André Baniol : Nous sommes à un moment de modification drastique des réglementations de production en France (même si elle découle plus d’une fantasmagorie idéologique que de réalités scientifiques). Face à ces restrictions concrètes, les viticulteurs ne sont pas égaux. Car il existe de grandes différences entre les sols, les microclimats, mais aussi et surtout entre les orientations économiques et commerciales. La plupart des vignobles classés en AOP, et ceux qui sont engagés dans de brillantes réussites commerciales en France ou à l’export (souvent avec des IGP de petite zone), semblent pouvoir s’adapter techniquement et financièrement à ces nouvelles normes. Il n’en va pas de même pour les vignobles fournisseurs des marchés de vrac IGP ou sans indication géographique, qui doivent continuer à obtenir des rendements suffisants en maîtrisant leurs coûts de production.
La réduction permanente des produits phytosanitaires utilisables et des doses maximales vont conduire de nombreux vignerons à des impasses techniques et économiques. Il ne faut pas rêver. Toutes les surfaces ne peuvent pas s’orienter sur les marchés des vins haut de gamme à petit rendement. Il faut donc offrir une porte de sortie financièrement honorable avec le rétablissement d’une prime à l’arrachage définitif.
Votre proposition vise donc à sortir de l’impasse les vignerons proches de la retraite et éloignés de toute perspective de reprise ?
L’adaptation à cette viticulture pauvre en solutions phytopharmaceutiques demande des investissements colossaux en matériel (travail du sol, appareils de traitement), mais aussi des plantations en cépages résistants, qui sont insupportables et de toute façon antiéconomiques, pour des exploitants proches de la retraite. Pour ceux arrivant en fin de carrière, cette prime à l’arrachage pourra être une solution globale pour tout le vignoble dans les villages où il n’y a aucun repreneur.
Se pose la question de la transmission des exploitations viticoles lorsqu’il n’y a pas de reprise dans le cadre familial. L’exploitant sortant doit pouvoir valoriser son capital vignoble pour faire face à l’indigence de sa pension de retraite. Mais aucun système, que ce soit l’acquisition par achat ou la location par fermage n’est économiquement viable dans un contexte où le nouvel exploitant devra de toute façon remplacer son vignoble par des cépages résistants. D’ailleurs même la transmission dans le cadre familial ne reste supportable que par les « cadeaux » que le sortant peut faire sous forme de travail bénévole notamment.
Mais il ne s’agit pas seulement de permettre à certains de sortir du jeu parce que l’application des nouvelles contraintes leur est insupportable financièrement ou aléatoire techniquement, mais aussi de protéger ceux qui resteront.
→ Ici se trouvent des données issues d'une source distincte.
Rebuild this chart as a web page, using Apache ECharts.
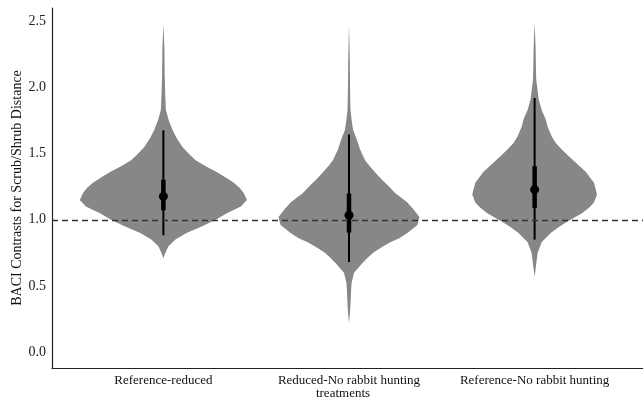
<!DOCTYPE html>
<html><head><meta charset="utf-8">
<script src="https://cdn.jsdelivr.net/npm/echarts@6/dist/echarts.min.js"></script>
<style>html,body{margin:0;padding:0;background:#fff}#c{width:643px;height:400px}</style>
</head><body><div id="c"></div>
<script>
const categories = ['Reference-reduced', 'Reduced-No rabbit hunting', 'Reference-No rabbit hunting'];
const yTicks = [0, 0.5, 1.0, 1.5, 2.0, 2.5];
const refLine = 1.0;

// [value, relative density] pairs
const densityRefReduced = [[2.48,0],[2.3,1.0],[2.1,1.3],[1.95,1.8],[1.83,2.5],[1.76,5],[1.68,9],[1.62,13],[1.55,19],[1.50,25],[1.45,32],[1.40,43],[1.36,53],[1.32,62],[1.28,70],[1.24,76],[1.20,80],[1.15,83],[1.10,77],[1.05,63],[1.00,52],[0.95,38],[0.90,23],[0.85,12],[0.80,5],[0.75,2],[0.71,0]];
const densityReducedNoHunt = [[2.48,0],[2.2,0.8],[2.0,1.0],[1.83,1.5],[1.76,2.5],[1.68,4],[1.60,8],[1.53,11],[1.45,16],[1.40,21],[1.35,27],[1.30,33],[1.25,40],[1.20,46],[1.16,53],[1.13,58],[1.08,64],[1.02,70],[0.96,68],[0.90,58],[0.86,50],[0.83,41],[0.79,32],[0.75,24],[0.71,18],[0.67,13],[0.60,5],[0.52,2.5],[0.45,2],[0.37,1.5],[0.30,1],[0.22,0]];
const densityRefNoHunt = [[2.49,0],[2.3,1.0],[2.15,1.3],[2.06,1.6],[1.91,4],[1.83,7],[1.76,11],[1.70,13],[1.63,17],[1.58,21],[1.53,27],[1.48,34],[1.43,41],[1.36,51],[1.28,59],[1.19,62],[1.13,59],[1.09,54],[1.05,47],[1.01,38],[0.98,31],[0.94,23],[0.90,16],[0.83,7],[0.75,3],[0.66,1.5],[0.57,0]];

const medians = [1.177, 1.034, 1.228];
const innerLow = [1.072, 0.903, 1.088];
const innerHigh = [1.303, 1.198, 1.404];
const outerLow = [0.883, 0.680, 0.850];
const outerHigh = [1.676, 1.645, 1.920];

const densities = [densityRefReduced, densityReducedNoHunt, densityRefNoHunt];
const maxDensity = Math.max(...densities.map(d => Math.max(...d.map(p => p[1]))));
const halfWidth = 0.45;

function violinItem(params, api) {
  const i = api.value(0);
  const d = densities[i];
  const right = d.map(p => api.coord([i + p[1] / maxDensity * halfWidth, p[0]]));
  const left = d.slice().reverse().map(p => api.coord([i - p[1] / maxDensity * halfWidth, p[0]]));
  return { type: 'polygon', shape: { points: right.concat(left) }, style: { fill: '#878787' } };
}
function intervalItem(w) {
  return function (params, api) {
    const i = api.value(0);
    const a = api.coord([i, api.value(1)]);
    const b = api.coord([i, api.value(2)]);
    return { type: 'line', shape: { x1: a[0], y1: a[1], x2: b[0], y2: b[1] }, style: { stroke: '#000', lineWidth: w } };
  };
}

const font = 'Liberation Serif';
const chart = echarts.init(document.getElementById('c'));
chart.setOption({
  animation: false,
  grid: { left: 52, right: -3, top: 8, bottom: 32, containLabel: false, outerBoundsMode: 'none' },
  xAxis: {
    type: 'value', min: -0.6, max: 2.6,
    name: 'treatments', nameLocation: 'middle', nameGap: 19, nameMoveOverlap: false,
    nameTextStyle: { fontFamily: font, fontSize: 13, color: '#111', padding: [0, 12, 0, 0] },
    axisLine: { show: true, onZero: false, lineStyle: { color: '#222', width: 1.2 } },
    axisTick: { show: false }, splitLine: { show: false },
    axisLabel: { customValues: [0, 1, 2], formatter: v => categories[Math.round(v)], fontFamily: font, fontSize: 13, color: '#111', margin: 6 }
  },
  yAxis: {
    type: 'value', min: -0.12, max: 2.6,
    name: 'BACI Contrasts for Scrub/Shrub Distance', nameLocation: 'middle', nameGap: 28, nameMoveOverlap: false,
    nameTextStyle: { fontFamily: font, fontSize: 14, color: '#111' },
    axisLine: { show: true, onZero: false, lineStyle: { color: '#222', width: 1.2 } },
    axisTick: { show: false }, splitLine: { show: false },
    axisLabel: { customValues: yTicks, formatter: v => v.toFixed(1), fontFamily: font, fontSize: 14, color: '#222', margin: 6 }
  },
  series: [
    { type: 'custom', renderItem: violinItem, data: categories.map((c, i) => [i]), z: 1,
      markLine: { silent: true, symbol: 'none', label: { show: false },
        lineStyle: { color: '#333', width: 1.3, type: [6, 4] }, data: [{ yAxis: refLine }] } },
    { type: 'custom', renderItem: intervalItem(2), data: categories.map((c, i) => [i, outerLow[i], outerHigh[i]]), z: 3 },
    { type: 'custom', renderItem: intervalItem(4.5), data: categories.map((c, i) => [i, innerLow[i], innerHigh[i]]), z: 4 },
    { type: 'scatter', data: categories.map((c, i) => [i, medians[i]]), symbolSize: 9, itemStyle: { color: '#000', opacity: 1 }, z: 5 }
  ]
});
</script></body></html>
C’est le recours à un nouveau contingent d’arrachage primé qui permettra de passer ce cap sans laisser personne au bord de la route.
La prime à l’arrachage que vous préconisez ne serait pas seulement une prime à la fin d’activité ?
La prime d’arrachage définitif est un outil bénéfique à la diversité des situations d’exploitation. Dans la plupart des cas, la possibilité pour le sortant de percevoir un capital sur une partie du vignoble facilitera la transmission. Non seulement des terres ainsi libérées, mais aussi d’une autre partie du vignoble sélectionnée pour ses potentialités naturelles, ou pour l’existence de débouchés rémunérateurs.
Pour tous les exploitants en monoculture viticole, le recours à l’arrachage primé sur une partie du vignoble permettra non seulement de rationaliser la performance de l’atelier viticole, mais aussi de s’ouvrir à la biodiversité. Ce qui est demandé pour obtenir le label Haute Valeur Environnementale (HVE). L’arrachage primé peut également permettre de consolider l’exploitation par un atelier de diversification en circuit court. Avec au passage, un petit capital permettant les investissements matériels nécessaires. Enfin, dans les situations les plus favorables, cette prime permettrait de ramener la taille de l’atelier viticole autour de la quinzaine d’hectares. Une surface pour lesquels une Unité de Travail Humain (UTH) peut faire face raisonnablement à une conversion en bio. Ce peut-être aussi l’occasion de créer des « ceintures vertes » autour des villages.
« Je n'ai pas quitté le syndicalisme majoritaire après quarante ans pour me cantonner dans le"syndicalement correct" » prévient André Baniol. Ayant présidé dans les années 1980 le groupe vin du Centre National des Jeunes Agriculteurs (1986-1988), puis le syndicat unique viticole du Gard et le syndicat viticole du Duché d’Uzès, le militant a quitté en 2018 la Fédération Départementale des Syndicats d’Exploitants Agricole du Gard (FDSEA 30) pour rejoindre la Coordination Rurale du Gard (CR 30), dont il était la tête de liste lors des dernières élections à la Chambre d’Agriculture départementale.